Friends & Families
Preventable re-admissions to hospitals have many causes.
The costs of these avoidable readmissions are now high enough that doctors, nurses and hospitals are searching for ways to reduce them.
You, the patient, or you, a friend or family member, can help prevent a readmission to the hospital.
How?
Manage your exit from the hospital, the return to home and a prompt visit to the doctor within 3-5 days after discharge.
- You want to go home ready to follow the discharge plan. You have to plan to follow the plan because it may require you to do certain things in a certain way at certain times. These are things which are within your ability to control as best you can. What you eat. Taking medicine as directed. Following the orders for physical therapy, for example. Following the plan reduces your odds of having an unplanned readmission to the hospital. This plan is for your benefit.
- Have a close friend or family member come up to your room at discharge and discuss the discharge plan with the nurse. Don’t ask the person picking you up to wait until a staffer wheels you to the front door. Four ears are better than two. Going home from the hospital is a big deal. Patients tire more easily than they may expect. You may not remember what you were told.

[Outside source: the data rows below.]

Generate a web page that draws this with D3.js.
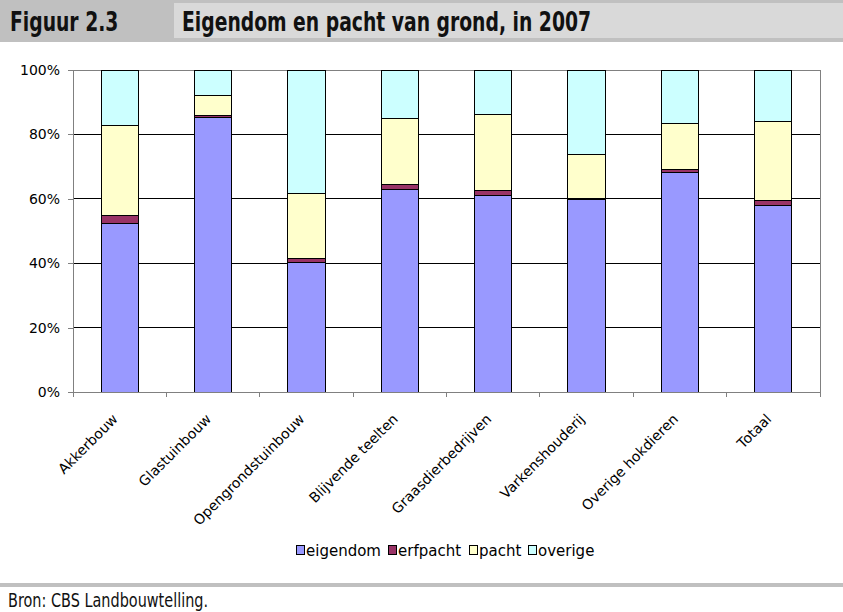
<!DOCTYPE html>
<html>
<head>
<meta charset="utf-8">
<script src="https://cdn.jsdelivr.net/npm/d3@7"></script>
<style>
  html, body { margin: 0; padding: 0; background: #fff; }
  svg { display: block; }
</style>
</head>
<body>
<svg id="chart" width="843" height="612"></svg>
<script>
// ---- data ----
const categories = ["Akkerbouw", "Glastuinbouw", "Opengrondstuinbouw", "Blijvende teelten",
  "Graasdierbedrijven", "Varkenshouderij", "Overige hokdieren", "Totaal"];
const seriesNames = ["eigendom", "erfpacht", "pacht", "overige"];
const eigendom = [52.2, 85.3, 40.3, 63.0, 61.1, 59.9, 68.3, 57.8];
const erfpacht = [2.7, 0.7, 1.2, 1.5, 1.5, 0.3, 0.7, 1.7];
const pacht    = [27.9, 6.2, 20.2, 20.5, 23.6, 13.7, 14.5, 24.4];
const overige  = [17.2, 7.8, 38.3, 15.0, 13.8, 26.1, 16.5, 16.1];
const yTicks = [0, 20, 40, 60, 80, 100];
const titleLabel = "Figuur 2.3";
const titleText = "Eigendom en pacht van grond, in 2007";
const sourceText = "Bron: CBS Landbouwtelling.";

const colors = { eigendom: "#9999FF", erfpacht: "#993366", pacht: "#FFFFCC", overige: "#CCFFFF" };
const font = "'DejaVu Sans', Verdana, sans-serif";
const squeeze = 0.722; // condensed look of header/footer typeface

const svg = d3.select("#chart");

// ---- header ----
svg.append("rect").attr("x", 0).attr("y", 0).attr("width", 843).attr("height", 42).attr("fill", "#c0c0c0");
svg.append("rect").attr("x", 174).attr("y", 3).attr("width", 669).attr("height", 35).attr("fill", "#d9d9d9");
svg.append("text").attr("transform", `translate(10,31) scale(${squeeze},1)`)
  .attr("font-family", font).attr("font-weight", "bold")
  .attr("font-size", 26).attr("fill", "#111").text(titleLabel);
svg.append("text").attr("transform", `translate(182,31) scale(${squeeze},1)`)
  .attr("font-family", font).attr("font-weight", "bold")
  .attr("font-size", 26).attr("fill", "#111").text(titleText);

// ---- footer ----
svg.append("rect").attr("x", 0).attr("y", 583).attr("width", 843).attr("height", 4).attr("fill", "#c0c0c0");
svg.append("text").attr("transform", `translate(8,607) scale(${squeeze},1)`)
  .attr("font-family", font)
  .attr("font-size", 20).attr("fill", "#111").text(sourceText);

// ---- plot ----
const pLeft = 73, pRight = 820, pTop = 70, pBottom = 392;
const x = d3.scaleBand().domain(categories).range([pLeft, pRight]).paddingInner(0.6).paddingOuter(0.3);
const y = d3.scaleLinear().domain([0, 100]).range([pBottom, pTop]);

const rows = categories.map((c, i) => ({
  cat: c, eigendom: eigendom[i], erfpacht: erfpacht[i], pacht: pacht[i], overige: overige[i]
}));
const stacked = d3.stack().keys(seriesNames)(rows);

// gridlines
svg.append("g").selectAll("line").data(yTicks.filter(t => t > 0 && t < 100)).join("line")
  .attr("x1", pLeft).attr("x2", pRight).attr("y1", d => y(d)).attr("y2", d => y(d))
  .attr("stroke", "#000").attr("stroke-width", 1).attr("shape-rendering", "crispEdges");
// plot border top/right
svg.append("path").attr("d", `M${pLeft},${y(100)}H${pRight}V${pBottom}`)
  .attr("fill", "none").attr("stroke", "#808080").attr("stroke-width", 1).attr("shape-rendering", "crispEdges");

// bars
svg.append("g").selectAll("g").data(stacked).join("g")
  .attr("fill", d => colors[d.key])
  .selectAll("rect").data(d => d).join("rect")
  .attr("x", d => x(d.data.cat))
  .attr("width", x.bandwidth())
  .attr("y", d => y(d[1]))
  .attr("height", d => y(d[0]) - y(d[1]))
  .attr("stroke", "#000").attr("stroke-width", 1).attr("shape-rendering", "crispEdges");

// y axis
const yAxis = svg.append("g").attr("transform", `translate(${pLeft},0)`)
  .call(d3.axisLeft(y).tickValues(yTicks).tickFormat(d => d + "%").tickSize(5).tickPadding(8));
yAxis.select(".domain").attr("stroke", "#808080").attr("shape-rendering", "crispEdges");
yAxis.selectAll(".tick line").attr("stroke", "#808080").attr("shape-rendering", "crispEdges");
yAxis.selectAll("text").attr("font-family", font).attr("font-size", 14).attr("fill", "#000");

// x axis: line and ticks at category boundaries
const boundaries = d3.range(categories.length + 1).map(i => pLeft + i * x.step());
svg.append("line").attr("x1", pLeft).attr("x2", pRight).attr("y1", pBottom).attr("y2", pBottom)
  .attr("stroke", "#808080").attr("shape-rendering", "crispEdges");
svg.append("g").selectAll("line").data(boundaries).join("line")
  .attr("x1", d => d).attr("x2", d => d).attr("y1", pBottom).attr("y2", pBottom + 5)
  .attr("stroke", "#808080").attr("shape-rendering", "crispEdges");

// x labels
svg.append("g").selectAll("text").data(categories).join("text")
  .attr("transform", d => `translate(${x(d) + x.bandwidth() / 2 - 1},${pBottom + 28}) rotate(-45)`)
  .attr("text-anchor", "end")
  .attr("font-family", font).attr("font-size", 14).attr("fill", "#000")
  .text(d => d);

// legend
const legendX = [296, 388, 469, 528];
const lg = svg.append("g").selectAll("g").data(seriesNames).join("g")
  .attr("transform", (d, i) => `translate(${legendX[i]},0)`);
lg.append("rect").attr("x", 0.5).attr("y", 545.5).attr("width", 8).attr("height", 9)
  .attr("fill", d => colors[d]).attr("stroke", "#000").attr("stroke-width", 1);
lg.append("text").attr("x", 10).attr("y", 556).attr("font-family", font).attr("font-size", 15)
  .attr("fill", "#000").text(d => d);
</script>
</body>
</html>
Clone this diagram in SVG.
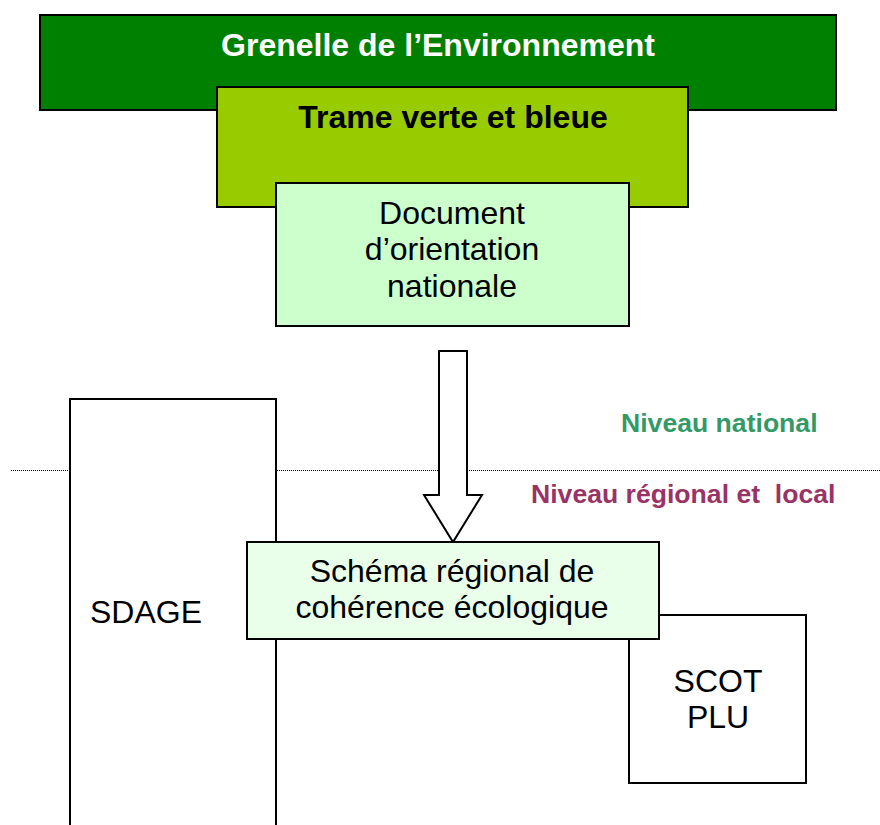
<svg xmlns="http://www.w3.org/2000/svg" width="880" height="825" viewBox="0 0 880 825">
<style>
.box{stroke:#000;stroke-width:2}
.t{font-family:"Liberation Sans",Arial,sans-serif;font-size:32px;text-anchor:middle;fill:#000}
.b{font-weight:bold}
.lvl{font-family:"Liberation Sans",Arial,sans-serif;font-size:26.6px;font-weight:bold}
</style>
<rect width="880" height="825" fill="#fff"/>
<line x1="11" y1="470.5" x2="880" y2="470.5" stroke="#000" stroke-width="1" stroke-dasharray="1,1"/>
<text class="lvl" x="621" y="432" fill="#339966">Niveau national</text>
<text class="lvl" x="531" y="503" fill="#993366" xml:space="preserve">Niveau régional et  local</text>
<g id="grenelle">
<rect class="box" x="40" y="15" width="796" height="95" fill="#008000"/>
<text class="t b" x="438" y="56" style="fill:#fff">Grenelle de l’Environnement</text>
</g>
<g id="trame">
<rect class="box" x="217" y="87" width="471" height="120" fill="#99CC00"/>
<text class="t b" x="453" y="128">Trame verte et bleue</text>
</g>
<g id="document">
<rect class="box" x="276" y="183" width="353" height="143" fill="#CCFFCC"/>
<text class="t" x="452" y="224">Document</text>
<text class="t" x="452" y="260">d’orientation</text>
<text class="t" x="452" y="297">nationale</text>
</g>
<g id="sdage">
<rect class="box" x="70" y="399" width="206" height="440" fill="#fff"/>
<text class="t" x="146" y="623">SDAGE</text>
</g>
<g id="connectors">
<path class="box" d="M439,351 H467 V495 H482 L453,542 L424,495 H439 Z" fill="#fff"/>
</g>
<g id="scot">
<rect class="box" x="629" y="615" width="177" height="168" fill="#fff"/>
<text class="t" x="718" y="692">SCOT</text>
<text class="t" x="718" y="728">PLU</text>
</g>
<g id="schema">
<rect class="box" x="247" y="542" width="412" height="97" fill="#EAFFEA"/>
<text class="t" x="452" y="582">Schéma régional de</text>
<text class="t" x="452" y="618">cohérence écologique</text>
</g>
</svg>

- Be sure you or your companion understands the discharge plan. If both of you do, that’s even better. Stop the nurse if you don’t understand something. Ignore the fact that the plan may be read to you quickly-in-a-rote-way. Discharge time is busy and the nurses are moving things along as best they can. Listen! Follow along as the plan is read! Ask questions! What do they mean by “resume normal activity?” What does “feel better” mean exactly? A general sense of improvement? Or, does the patient need to be able to meet certain measures before one could say the treatment plan is successful? You need to know. Do you see any reasons why you cannot follow this plan? You must go up stairs, for instance, even if they are telling you to avoid them. Explain those to the nurse so you can get advice about what to do.
- Always fill the prescription orders you are given on the way home or shortly after. You may need to start the medications right away. Be sure you know why you are taking the medication. What is it supposed to do? What side effects should be reported to your doctor? When should you expect results? All of these questions will help you and people helping you understand how your body is responding to that medication. Do not stop a medication on your own without talking to a doctor or nurse who knows your care plan or other qualified medical professional, such as the pharmacist.
- Always make your return appointment to see a doctor at the time of discharge or as soon as you get home. You will be told to come back to a hospital clinic or to see your own physician. Normally, these appointments are made for a time within 3-5 days after you leave the hospital. Be sure you take your discharge plan if you are to go see your regular doctor. Your own doctor likely will not have received a copy of the hospital report unless your physician works for the hospital and has access to your records. If your first doctor visit is to be useful, take everything you received at discharge. Be sure you tell the person who makes appointments why you are coming. Your doctor may not even know you were admitted.
-Always report changes which no one mentioned. If the patient has a fever, which was not something you were told could happen, call the doctor whose name you were given. If the patient has an accident, a fall, report that. A fall may be “nothing” or “something.” We patients can’t tell the difference.
- Always keep notes for the day. On a scale of 1-10, 10 being well, how did the patient feel? Were there any problems following the treatment plan that day? What were they? How did you solve that? You will not remember what you need to report if you don’t make notes at the time. They make charts. We patients or family members make our own charts, too.
….“There are many reasons for (hospital) readmissions, including high rates of medical errors and hospital-acquired infections; lack of communication between doctors who care for patients in the hospital and their regular physicians; trouble getting a prompt doctor’s appointment after discharge; missed referrals for home health care; and poor coordination and medication management during transitions from hospital to home or nursing home.
“Transitions are just so dangerous. Every time you move a patient from one setting or facility to another, you have to ask, ‘Is something going to go wrong?’ ” said Joan Teno, a geriatrician at Brown University Medical School, who has often treated her patients in nursing homes for conditions that otherwise would propel them back to the hospital. Teno said the ways nursing homes are paid mean it’s often easier for them to let the hospitals take care of sick patients.
“Experts don’t agree on how many readmissions are avoidable. Dozens of promising initiatives designed to cut down on them are underway. But many experts say sweeping changes are needed in how health care is delivered and how hospitals and doctors are paid — sensitive issues that confront Congress and the medical industry in the debate on overhauling the health system.”